The full quote of what the trial court said before making its temporary move-away order is this: “ ‘And at this point in time without the benefit of a cross-examination of the child custody investigator, without hearing from [Father] or [Father’s] counsel, I have serious concerns about action that would be contra to the [investigator’s] recommendation, because as I was reading the report, I anticipated the recommendation. Be that as it may, I’m not close-minded on any issue, but I do think it would be in the better interest of the children that they move now and that we resolve this later.’ ” The trial court may not be close-minded, but it seems to us that it was strongly leaning toward following the evaluator’s recommendation, regardless of what cross-examination might elicit. It’s hard to imagine any other basis for the trial court’s belief that it would be in the kids’ best interests to move to Washington State right away and then, oops, come back later. Whatever the reasons, the justices here unequivocally find that temporary move-away orders are not permitted and give cogent reasons why not.

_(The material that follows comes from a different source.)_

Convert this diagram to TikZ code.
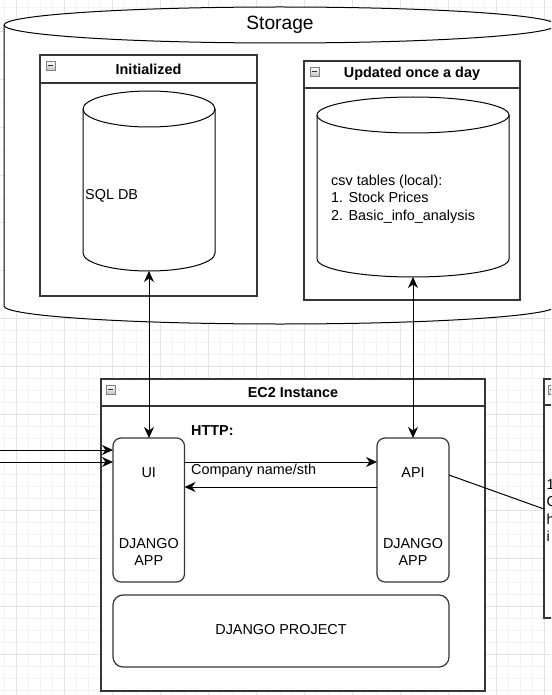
\documentclass[tikz,border=0pt]{standalone}
\usepackage{fontspec}
\setmainfont{Liberation Sans}
\usetikzlibrary{arrows.meta}
\definecolor{gridminor}{HTML}{F3F3F3}
\definecolor{gridmajor}{HTML}{E3E3E3}
\definecolor{boxline}{HTML}{363636}
\newcommand{\cylshape}[4]{%
  \pgfmathsetmacro\cylrx{(#2-#1)/2}%
  \filldraw[cyl] (#1,#3+18) -- (#1,#4-18)
     arc[start angle=180,end angle=360,x radius=\cylrx pt,y radius=18pt]
     -- (#2,#3+18)
     arc[start angle=0,end angle=180,x radius=\cylrx pt,y radius=18pt] -- cycle;
  \draw[cyl,fill=none] (#1,#3+18)
     arc[start angle=180,end angle=360,x radius=\cylrx pt,y radius=18pt];
}
\tikzset{
  lbl/.style={font=\fontsize{14.4}{17.3}\selectfont, inner sep=0pt},
  ttl/.style={font=\fontsize{14.4}{17.3}\selectfont\bfseries, inner sep=0pt},
  box/.style={draw=boxline, line width=1.2pt, fill=white, inner sep=0pt, outer sep=0pt, anchor=north west},
  rbox/.style={box, rounded corners=8pt},
  hline/.style={draw=boxline, line width=1.2pt},
  cyl/.style={draw=black, line width=1pt, fill=white},
  conn/.style={draw=black, line width=1pt},
  arr/.style={conn, -{Stealth[length=11pt,width=10pt,inset=3.5pt]}},
  darr/.style={conn, {Stealth[length=11pt,width=10pt,inset=3.5pt]}-{Stealth[length=11pt,width=10pt,inset=3.5pt]}},
  area/.style={inner sep=0pt, outer sep=0pt, anchor=north west},
  icon/.style={draw=gray, line width=0.6pt, minimum size=9pt, inner sep=0pt,
    top color=white, bottom color=gray!45,
    path picture={\draw[line width=1.3pt,black!80]
      ([xshift=2pt]path picture bounding box.west) --
      ([xshift=-2pt]path picture bounding box.east);}},
}
\begin{document}
\begin{tikzpicture}[x=1pt,y=-1pt]
\useasboundingbox (0,0) rectangle (551,695);
\clip (0,0) rectangle (551,695);
\fill[white] (0,0) rectangle (551,695);
% grid
\foreach \i in {0,...,46} {\draw[gridminor, line width=0.8pt] ({4.7+\i*11.985},0) -- ++(0,695);}
\foreach \i in {0,...,58} {\draw[gridminor, line width=0.8pt] (0,{7.15+\i*11.985}) -- ++(551,0);}
\foreach \i in {0,...,11} {\draw[gridmajor, line width=0.8pt] ({16.7+\i*47.94},0) -- ++(0,695);}
\foreach \i in {0,...,14} {\draw[gridmajor, line width=0.8pt] (0,{31.1+\i*47.94}) -- ++(551,0);}

% Storage cylinder
\cylshape{4}{556}{7}{324}
\node[area, minimum width=552pt, minimum height=317pt] (storage) at (4,7) {};
\node[font=\fontsize{19.2}{23}\selectfont, inner sep=0pt] (storaget) at (280,25) {Storage};

% Initialized container
\node[box, minimum width=217pt, minimum height=241pt] (init) at (40,55) {};
\draw[hline] (init.west |- 0,83) -- (init.east |- 0,83);
\node[icon] (initicon) at (50.5,65.5) {};
\node[ttl] (initt) at (148.5,69) {Initialized};
\cylshape{83}{215}{91}{271}
\node[area, minimum width=132pt, minimum height=180pt] (sqldb) at (83,91) {};
\node[lbl, anchor=west] (sqlt) at (85,196) {SQL DB};

% Updated once a day container
\node[box, minimum width=216pt, minimum height=239pt] (upd) at (304,61) {};
\draw[hline] (upd.west |- 0,88) -- (upd.east |- 0,88);
\node[icon] (updicon) at (314.5,71.5) {};
\node[ttl] (updt) at (412,74) {Updated once a day};
\cylshape{317}{509}{97}{277}
\node[area, minimum width=192pt, minimum height=180pt] (csv) at (317,97) {};
\node[lbl, anchor=west, align=left] (csvt) at (331,199) {csv tables (local):\\1. Stock Prices\\2. Basic\_info\_analysis};

% EC2 instance
\node[box, minimum width=384pt, minimum height=312pt] (ec2) at (101,379) {};
\draw[hline] (ec2.west |- 0,406) -- (ec2.east |- 0,406);
\node[icon] (ec2icon) at (110.5,389.5) {};
\node[ttl] (ec2t) at (293,393) {EC2 Instance};

\node[rbox, minimum width=71.5pt, minimum height=144pt] (ui) at (113,438) {};
\node[lbl] (uit) at (148.75,473) {UI};
\node[lbl, align=center] (uid) at (148.75,552) {DJANGO\\APP};

\node[rbox, minimum width=72pt, minimum height=144pt] (api) at (377,438) {};
\node[lbl] (apit) at (413,473) {API};
\node[lbl, align=center] (apid) at (413,552) {DJANGO\\APP};

\node[box, rounded corners=10pt, minimum width=336pt, minimum height=72pt] (proj) at (113,595) {};
\node[lbl] (projt) at (281,630) {DJANGO PROJECT};

\node[ttl, anchor=west] (http) at (191,431) {HTTP:};
\node[lbl, anchor=west] (comp) at (191,471) {Company name/sth};

% partial box on the right
\node[box, minimum width=30pt, minimum height=239pt] (side) at (544,379) {};
\draw[hline] (side.west |- 0,405) -- (side.east |- 0,405);
\node[icon] (sideicon) at (552.5,389.5) {};
\node[lbl, anchor=west] (s1) at (546.5,485) {1};
\node[lbl, anchor=west] (s2) at (546.5,502) {C};
\node[lbl, anchor=west] (s3) at (546.5,519) {h};
\node[lbl, anchor=west] (s4) at (546.5,536) {i};

% connectors
\coordinate (in1) at (0,450);
\coordinate (in2) at (0,462);
\draw[arr] (in1) -- (in1 -| ui.west);
\draw[arr] (in2) -- (in2 -| ui.west);
\draw[arr] (ui.east |- 0,462) -- (api.west |- 0,462);
\draw[arr] (api.west |- 0,487) -- (ui.east |- 0,487);
\draw[darr] (sqldb.south) -- (sqldb.south |- ui.north);
\draw[darr] (csv.south) -- (csv.south |- api.north);
\draw[conn] (api.east |- 0,475) -- (side.west |- 0,509);
\end{tikzpicture}
\end{document}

This holding is one of the things that makes this such an important move-away case, another is its holding regarding the application of the 30-day stay.

 

 

We can’t remember a recent case in which the CCP §917.7 automatic 30-day stay was an issue. We hope that doesn’t mean that family law attorneys are overlooking the statute, because its importance is obvious. The statute provides that an order “ ‘allowing, or eliminating restrictions against, removal of the minor child from the state are stayed by operation of law . . . for a period of 30 calendar days from the entry of judgment or order by any other trial court.” As the panel notes here, the statute makes no exception for temporary orders. However, orders directing that a child be returned to a sister state or country, in proceedings brought under the Uniform Child Custody Jurisdiction and Enforcement Act (Fam C §3400 et seq.), the Parental Kidnapping Prevention Act (28 USC 1738A) or the Hague Convention (as implemented by the International Child Abduction Remedies Act (42 USC 1160 et seq.) are explicitly exempted from the automatic stay provision.